Robert Gallucci, a former assistant secretary of state who's held top diplomatic posts under Democratic and Republican presidents, said President George W. Bush's invasions and occupations of Afghanistan and Iraq have made Americans wary of helping fledgling governments in Libya, Egypt and other Arab Spring hubs where Graham wants to direct U.S. aid.
"In both places, we ended up in the business of nation-building, which is trying to shape a country to make it democratic and safe with an open economy," Gallucci said. "You can't really say that we've been spectacularly successful as yet. So it's going to be a difficult case to make."
Graham recently returned from Libya, where he met with leaders of the new government that replaced dictator Moammar Gadhafi. Graham said this month that modest amounts of aid for pro-democracy forces in the Arab Spring revolts could yield huge dividends for the United States.
"This is a good example of where getting in on the ground floor and forming personal relationships can pay off," Graham told McClatchy. "Oil coming from an ally rather than an enemy who sponsors terrorism is a dramatic improvement in our economic and national security."
Graham has been influenced by CIA Director David Petraeus, the former general who led the wars in Iraq and then Afghanistan but expanded their focus beyond military operations.
After Graham assumed his appropriations post, Petraeus wrote him a letter stressing the importance of protecting money for civilian and diplomatic outreach.
"This is a national security issue," Petraeus testified to Congress in March. "It's not just a foreign aid issue."
In the Senate, Graham's trying to help protect the $53.3 billion that the Senate Appropriations Committee approved last month for foreign operations in 2012, the same amount as current funding.

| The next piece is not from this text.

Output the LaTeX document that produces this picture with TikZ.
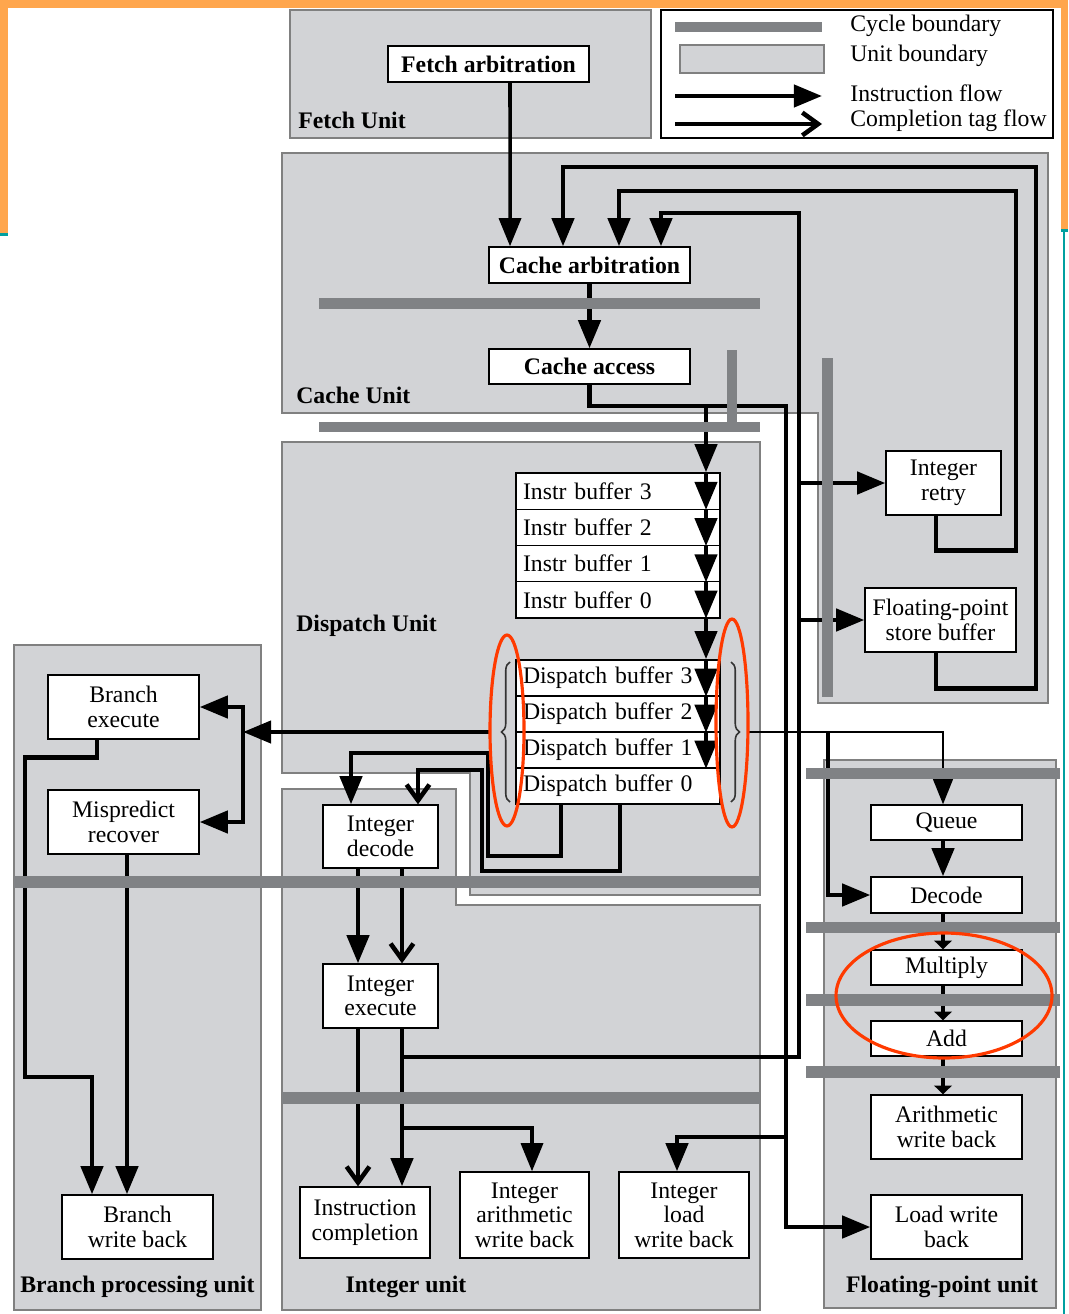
\documentclass[tikz,border=0pt]{standalone}
\usepackage{fontspec}
\setmainfont{Liberation Serif}
\usetikzlibrary{arrows.meta,decorations.pathreplacing}
\definecolor{unitgray}{RGB}{210,211,214}
\definecolor{unitedge}{RGB}{128,128,128}
\definecolor{cyclegray}{RGB}{128,130,133}
\definecolor{markred}{RGB}{255,58,0}
\definecolor{frameorange}{RGB}{255,166,77}
\definecolor{frameteal}{RGB}{0,160,160}

\begin{document}
\begin{tikzpicture}[x=0.02cm, y=-0.02cm,
  every node/.style={font=\fontsize{13.5}{14}\selectfont},
  bold/.style={font=\fontsize{13.5}{14}\selectfont\bfseries},
  unit/.style={fill=unitgray, draw=unitedge, line width=1pt},
  stage/.style={draw, fill=white, line width=0.8pt, align=center, inner sep=0pt},
  buf/.style={draw, fill=white, line width=0.8pt, minimum height=0.725cm, text width=3.8cm, inner xsep=0.14cm, inner ysep=0pt, align=left},
  lbl/.style={inner sep=0pt},
  flow/.style={line width=2.6pt, -{Triangle[length=16pt,width=12.5pt]}},
  tag/.style={line width=2.6pt, -{Straight Barb[length=9pt,width=13pt]}},
  short/.style={line width=2.6pt, -{Triangle[length=5pt,width=10pt]}},
  cyclebar/.style={fill=cyclegray},
  bracemark/.style={black!80, line width=0.9pt, decorate, decoration={brace, amplitude=0.17cm}},
  redmark/.style={draw=markred, line width=1.8pt}]
	\useasboundingbox (0,0) rectangle (1068,1314);
	\fill[white] (0,0) rectangle (1068,1314);
	\fill[frameorange] (0,0) rectangle (1068,8);
	\fill[frameorange] (0,0) rectangle (8,233);
	\fill[frameorange] (1061,0) rectangle (1068,229);
	\fill[frameteal] (0,233) rectangle (8,236);
	\fill[frameteal] (1061,229) rectangle (1068,232);
	\draw[frameteal, line width=1pt] (1064,232) -- (1064,1314);

	\draw[unit] (290,10) rectangle (651,138);
	\draw[unit] (282,153) -- (1048,153) -- (1048,703) -- (818,703) -- (818,413) -- (282,413) -- cycle;
	\draw[unit] (282,442) -- (760,442) -- (760,895) -- (470,895) -- (470,773) -- (282,773) -- cycle;
	\draw[unit] (282,789) -- (456,789) -- (456,905) -- (760,905) -- (760,1310) -- (282,1310) -- cycle;
	\draw[unit] (14,645) rectangle (261,1310);
	\draw[unit] (824,760) rectangle (1056,1308);

	\draw[line width=1pt] (661,10) rectangle (1053,138);
	\fill[cyclegray] (675,22) rectangle (822,32);
	\draw[unit] (680,45) rectangle (824,73);
	\draw[flow] (675,96) -- (822,96);
	\draw[tag] (675,124) -- (822,124);
	\node[lbl, anchor=west] (lgcycle) at (850,26) {Cycle boundary};
	\node[lbl, anchor=west] (lgunit) at (850,56) {Unit boundary};
	\node[lbl, anchor=west] (lginstr) at (850,93) {Instruction flow};
	\node[lbl, anchor=west] (lgtag) at (850,121) {Completion tag flow};

	\node[lbl, bold, anchor=west] (fetchlbl) at (298,120) {Fetch Unit};
	\node[lbl, bold, anchor=west] (cachelbl) at (296,395) {Cache Unit};
	\node[lbl, bold, anchor=west] (displbl) at (296,626) {Dispatch Unit};
	\node[lbl, bold, anchor=west] (branchlbl) at (20,1287) {Branch processing unit};
	\node[lbl, bold] (intlbl) at (406,1287) {Integer unit};
	\node[lbl, bold] (fplbl) at (942,1287) {Floating-point unit};

	\node[stage, bold, minimum width=4.02cm, minimum height=0.72cm] (fetcharb) at (488.5,64) {Fetch arbitration};
	\node[stage, bold, minimum width=4.02cm, minimum height=0.72cm] (carb) at (589.5,265) {Cache arbitration};
	\node[stage, bold, minimum width=4.02cm, minimum height=0.70cm] (cacc) at (589.5,366.5) {Cache access};
	\node[stage, minimum width=2.3cm, minimum height=1.28cm] (iretry) at (943.5,483) {Integer\\retry};
	\node[stage, minimum width=3.02cm, minimum height=1.28cm] (fpsb) at (940.5,620) {Floating-point\\store buffer};
	\foreach \i/\y in {3/491.1, 2/527.4, 1/563.6, 0/599.9}
		\node[buf] (ibuf\i) at (618,\y) {Instr buffer \i};
	\foreach \i/\y in {3/678, 2/714, 1/750, 0/786}
		\node[buf] (dbuf\i) at (618,\y) {Dispatch buffer \i};
	\node[stage, minimum width=3.02cm, minimum height=1.28cm] (bexec) at (123.5,707) {Branch\\execute};
	\node[stage, minimum width=3.02cm, minimum height=1.28cm] (mispred) at (123.5,822) {Mispredict\\recover};
	\node[stage, minimum width=3.02cm, minimum height=1.28cm] (bwb) at (137.5,1227) {Branch\\write back};
	\node[stage, minimum width=2.3cm, minimum height=1.26cm] (idec) at (380.5,836.5) {Integer\\decode};
	\node[stage, minimum width=2.3cm, minimum height=1.28cm] (iexec) at (380.5,996) {Integer\\execute};
	\node[stage, minimum width=2.6cm, minimum height=1.42cm] (icomp) at (365,1222.5) {Instruction\\completion};
	\node[stage, minimum width=2.58cm, minimum height=1.72cm] (iawb) at (524.5,1215) {Integer\\arithmetic\\write back};
	\node[stage, minimum width=2.6cm, minimum height=1.72cm] (ilwb) at (684,1215) {Integer\\load\\write back};
	\node[stage, minimum width=3.02cm, minimum height=0.70cm] (queue) at (946.5,822.5) {Queue};
	\node[stage, minimum width=3.02cm, minimum height=0.72cm] (fdec) at (946.5,895) {Decode};
	\node[stage, minimum width=3.02cm, minimum height=0.70cm] (fmul) at (946.5,967.5) {Multiply};
	\node[stage, minimum width=3.02cm, minimum height=0.70cm] (fadd) at (946.5,1038.5) {Add};
	\node[stage, minimum width=3.02cm, minimum height=1.28cm] (awb) at (946.5,1127) {Arithmetic\\write back};
	\node[stage, minimum width=3.02cm, minimum height=1.28cm] (lwb) at (946.5,1227) {Load write\\back};

	\coordinate (iq) at (706,406);
	\coordinate (cj) at (786,406);
	\coordinate (lj) at (786,1137);
	\coordinate (xj) at (402,1057);
	\coordinate (aj) at (402,1128);
	\coordinate (rj) at (799,487);
	\coordinate (lb) at (490,732);
	\coordinate (bj) at (243,732);
	\coordinate (rb) at (748,732);
	\coordinate (fj) at (828,732);

	\draw[flow, line width=2pt] ([xshift=0.43cm]fetcharb.south) -- ([xshift=-1.59cm]carb.north);
	\draw[flow] ([xshift=-0.09cm]fpsb.south) -- ++(0,36) -| (1036,167) -| ([xshift=-0.53cm]carb.north);
	\draw[flow] ([xshift=-0.15cm]iretry.south) -- ++(0,35) -| (1016,191) -| ([xshift=0.59cm]carb.north);
	\draw[flow] (xj) -| (799,213) -| ([xshift=1.43cm]carb.north);
	\draw[flow] (rj |- iretry.west) -- (iretry.west);
	\draw[flow] (rj |- fpsb.west) -- (fpsb.west);
	\draw[flow] (carb.south) -- (cacc.north);
	\draw[flow] (cacc.south) |- (cj) |- (lwb.west);
	\draw[flow] (lj) -| ([xshift=-0.14cm]ilwb.north);

	\draw[flow] (iq) -- (iq |- ibuf3.north);
	\foreach \b in {ibuf3,ibuf2,ibuf1,ibuf0,dbuf3,dbuf2,dbuf1}
		\draw[flow] (iq |- \b.north) -- (iq |- \b.south);
	\draw[flow] (iq |- ibuf0.south) -- (iq |- dbuf3.north);

	\draw[flow] (lb) -- (bj);
	\draw[flow] (bj) |- (bexec.east);
	\draw[flow] (bj) |- (mispred.east);
	\draw[flow] ([xshift=-0.53cm]bexec.south) -- ++(0,18) -| (25,1077) -| ([xshift=-0.91cm]bwb.north);
	\draw[flow] ([xshift=0.07cm]mispred.south) -- ([xshift=0.07cm]mispred.south |- bwb.north);

	\draw[flow] ([xshift=-1.14cm]dbuf0.south) -- ++(0,51) -| (488,753) -| ([xshift=-0.59cm]idec.north);
	\draw[tag] ([xshift=0.04cm]dbuf0.south) -- ++(0,66) -| (482,770) -| ([xshift=0.75cm]idec.north);
	\draw[flow] ([xshift=-0.45cm]idec.south) -- ([xshift=-0.45cm]iexec.north);
	\draw[tag] ([xshift=0.43cm]idec.south) -- ([xshift=0.43cm]iexec.north);
	\draw[tag] ([xshift=-0.45cm]iexec.south) -- ([xshift=-0.45cm]iexec.south |- icomp.north);
	\draw[flow] ([xshift=0.43cm]iexec.south) -- ([xshift=0.43cm]iexec.south |- icomp.north);
	\draw[flow, line width=2pt] (aj) -| ([xshift=0.15cm]iawb.north);

	\draw[flow, line width=1.4pt] (rb) -| ([xshift=-0.07cm]queue.north);
	\draw[flow] (fj) |- (fdec.west);
	\draw[flow] ([xshift=-0.07cm]queue.south) -- ([xshift=-0.07cm]fdec.north);
	\draw[short] ([xshift=-0.07cm]fdec.south) -- ([xshift=-0.07cm]fmul.north);
	\draw[short] ([xshift=-0.07cm]fmul.south) -- ([xshift=-0.07cm]fadd.north);
	\draw[short] ([xshift=-0.07cm]fadd.south) -- ([xshift=-0.07cm]awb.north);

	\fill[cyclegray] (319,298) rectangle (760,309);
	\fill[cyclegray] (319,422) rectangle (760,432);
	\fill[cyclegray] (727,350) rectangle (737,425);
	\fill[cyclegray] (822,358) rectangle (833,697);
	\fill[cyclegray] (14,876) rectangle (760,888);
	\fill[cyclegray] (282,1092) rectangle (760,1104);
	\fill[cyclegray] (806,768) rectangle (1060,779);
	\fill[cyclegray] (806,922) rectangle (1060,933);
	\fill[cyclegray] (806,994) rectangle (1060,1006);
	\fill[cyclegray] (806,1066) rectangle (1060,1078);

	\draw[bracemark] (510,802) -- (510,662);
	\draw[bracemark] (731,662) -- (731,802);

	\draw[redmark] (507,730.5) ellipse [x radius=0.34cm, y radius=1.91cm];
	\draw[redmark] (732,723) ellipse [x radius=0.32cm, y radius=2.08cm];
	\draw[redmark] (944,995.5) ellipse [x radius=2.16cm, y radius=1.25cm];
\end{tikzpicture}
\end{document}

That total is a pittance — one-half of 1 percent — of the Pentagon's almost $1 trillion budget, but without widespread support on Capitol Hill, Graham knows foreign aid will be an easy target for spending cuts.
He also understands, he said, that his work won't help him politically in South Carolina, among the most conservative states.
"In South Carolina, being subcommittee (senior Republican) of the foreign ops account is about as popular as a toothache," Graham said. "That's not the road for electoral popularity, but it is something I'm interested in."